Quand ils disent "pédophile", ils veulent dire quelqu'un qui ne devrait pas être autorisé à vivre", dit Lavin. "L'État profond de QAnon, entre guillemets, est engagé dans la pédophilie. Le parti démocrate est engagé dans la pédophilie de masse. Le mouvement rhétorique par défaut de [l'extrême droite] est 'tout le monde est pédophile et les pédophiles devraient être tués'."

Lentement mais sûrement, l'idée que les trans sont par nature une menace prédatrice pour les enfants (blancs) gagne du terrain - et la volonté d'éliminer cette menace suit.

"C'est ce que je veux dire quand je parle de 'rhétorique annihilatoire'", dit Lavin. "Comme, 'ceci est pour protéger les parents et les enfants'. Comme si les personnes homosexuelles, les personnes transgenres, n'étaient pas des 'parents' et des 'enfants'.(...)

C'est ici que je me retire, étourdi, et que j'admets quelque chose qui semble paranoïaque alors même que je le dis : cet agenda est, de toute évidence, déjà génocidaire en ce qui concerne les personnes trans, mais il semble également susceptible de s'intensifier et de trouver de nouvelles cibles. L'activisme "anti-gender" comprend déjà des attaques contre l'avortement, les droits des femmes et les droits des personnes cis queer, qui sont tous en train de reculer aux États-Unis. La haine bouillonnante des personnes non blanches et juives qui sert de sous-texte à ces mouvements doit, tôt ou tard, devenir leur texte. J'ai peur pour moi, mais j'ai encore plus peur parce que plus je regarde cela, plus je suis d'accord avec la théoricienne du genre Judith Butler pour dire que les personnes trans ne sont peut-être pas du tout le but du fascisme anti-trans ; nous sommes simplement le moyen le plus populaire par lequel les fascistes "concoctent un monde de multiples menaces imminentes pour justifier un régime autoritaire et la censure".

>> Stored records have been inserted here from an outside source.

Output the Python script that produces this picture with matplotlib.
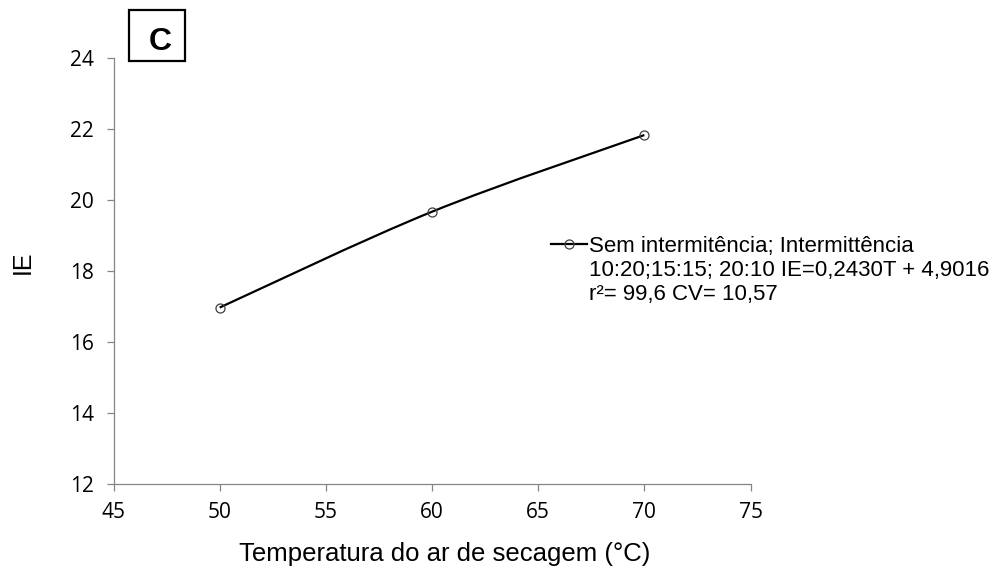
import matplotlib
matplotlib.use("Agg")
import matplotlib.pyplot as plt
from matplotlib.path import Path
from matplotlib.patches import PathPatch, Rectangle
from matplotlib.lines import Line2D
import numpy as np

# Índice de expansão (IE) em função da temperatura do ar de secagem
temperatura = [50, 60, 70]
ie = [16.97, 19.67, 21.83]

x_ticks = [45, 50, 55, 60, 65, 70, 75]
y_ticks = [12, 14, 16, 18, 20, 22, 24]

serie_label = ("Sem intermitência; Intermittência\n"
               "10:20;15:15; 20:10 IE=0,2430T + 4,9016\n"
               "r²= 99,6 CV= 10,57")
painel = "C"
x_label = "Temperatura do ar de secagem (°C)"
y_label = "IE"

plt.rcParams['font.family'] = ['Liberation Sans', 'DejaVu Sans']

AXIS_GRAY = "#868686"

fig = plt.figure(figsize=(10, 5.75), dpi=100)
ax = fig.add_axes([0.1135, 0.1583, 0.637, 0.7408])


def smooth_path(xs, ys):
    """Curva suavizada (Catmull-Rom em Bézier cúbica) passando pelos pontos."""
    pts = np.column_stack([xs, ys]).astype(float)
    ext = np.vstack([pts[0], pts, pts[-1]])
    verts = [pts[0]]
    codes = [Path.MOVETO]
    for i in range(1, len(ext) - 2):
        p0, p1, p2, p3 = ext[i - 1], ext[i], ext[i + 1], ext[i + 2]
        verts += [p1 + (p2 - p0) / 6.0, p2 - (p3 - p1) / 6.0, p2]
        codes += [Path.CURVE4] * 3
    return Path(verts, codes)


curva = PathPatch(smooth_path(temperatura, ie), fill=False, edgecolor="black",
                  linewidth=1.6, transform=ax.transData, zorder=2)
ax.add_patch(curva)
ax.plot(temperatura, ie, linestyle="none", marker="o", markersize=6.5,
        markerfacecolor="none", markeredgecolor="#404040",
        markeredgewidth=0.9, zorder=3)

ax.set_xlim(45, 75)
ax.set_ylim(12, 24)
ax.set_xticks(x_ticks)
ax.set_yticks(y_ticks)

for side in ("top", "right"):
    ax.spines[side].set_visible(False)
for side in ("left", "bottom"):
    ax.spines[side].set_color(AXIS_GRAY)
    ax.spines[side].set_linewidth(0.9)

ax.tick_params(axis="both", direction="out", length=5, width=0.9,
               color=AXIS_GRAY, labelsize=15, labelcolor="black")
ax.tick_params(axis="y", pad=9)
ax.tick_params(axis="x", pad=8)
for lbl in ax.get_xticklabels() + ax.get_yticklabels():
    lbl.set_fontfamily(["Open Sans", "DejaVu Sans"])

ax.set_xlabel(x_label, fontsize=18.5, va="baseline", ha="center")
ax.xaxis.set_label_coords(0.520, -0.180)
ax.set_ylabel(y_label, fontsize=18, va="center", ha="center")
ax.yaxis.set_label_coords(-0.142, 0.521)

# Legenda da série, fora da área do gráfico
y_leg = 1 - 244 / 575
fig.add_artist(Line2D([0.551, 0.569, 0.587], [y_leg] * 3, color="black",
                      linewidth=1.6, marker="o", markevery=[1],
                      markersize=6.5, markerfacecolor="none",
                      markeredgecolor="#404040", markeredgewidth=0.9,
                      transform=fig.transFigure))
# va="baseline" de texto multilinha usa a linha de base da última linha
fig.text(0.589, 1 - 299.7 / 575, serie_label, fontsize=16, ha="left",
         va="baseline", linespacing=1.17)

# Identificação do painel
fig.add_artist(Rectangle((0.129, 1 - 61 / 575), 0.056, 51 / 575,
                         fill=False, edgecolor="black", linewidth=1.6,
                         transform=fig.transFigure))
fig.text(0.160, 1 - 50 / 575, painel, fontsize=23, fontweight="bold",
         ha="center", va="baseline")

fig.savefig("out.png", dpi=100)
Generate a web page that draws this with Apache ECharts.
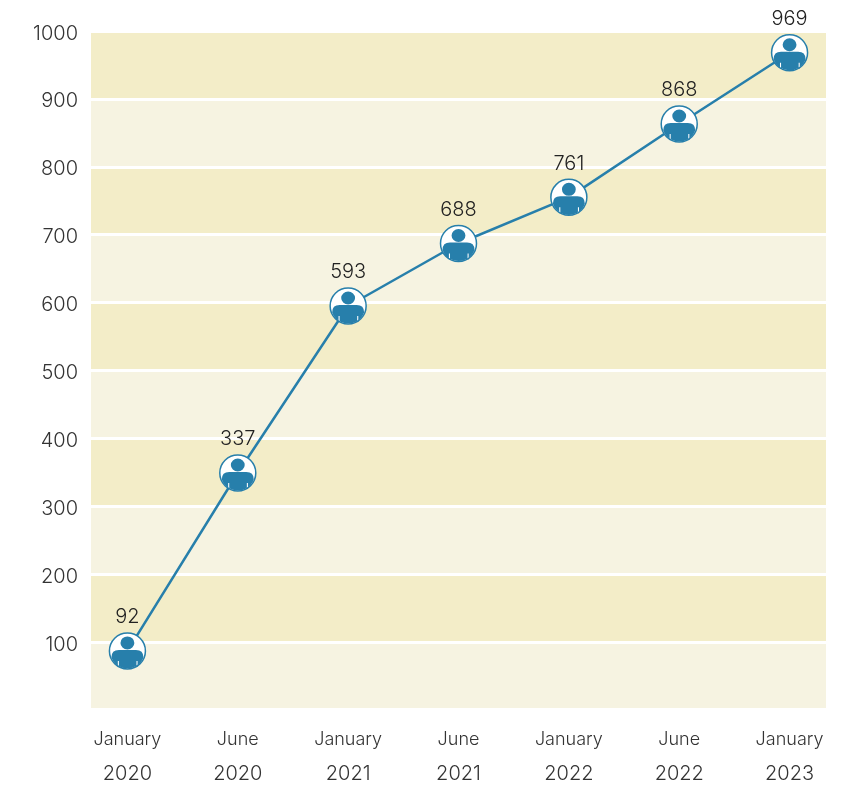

Je reviens sans cesse à ma conversation avec Lavin sur les archives Hirschfeld. Les brûler a été l'une des premières choses que les nazis ont faites, mais ce n'est certainement pas ce dont nous nous souvenons. Le fait que les transgenres soient une première cible facile ne signifie pas que nous serons les derniers ou même les plus importants. Plus je regarde tout cela, plus j'assemble d'informations, plus mon esprit dérive vers cet incendie lointain.

Le fait est que le feu se propage toujours. Regardez autour de vous et voyez ce qui brûle déjà.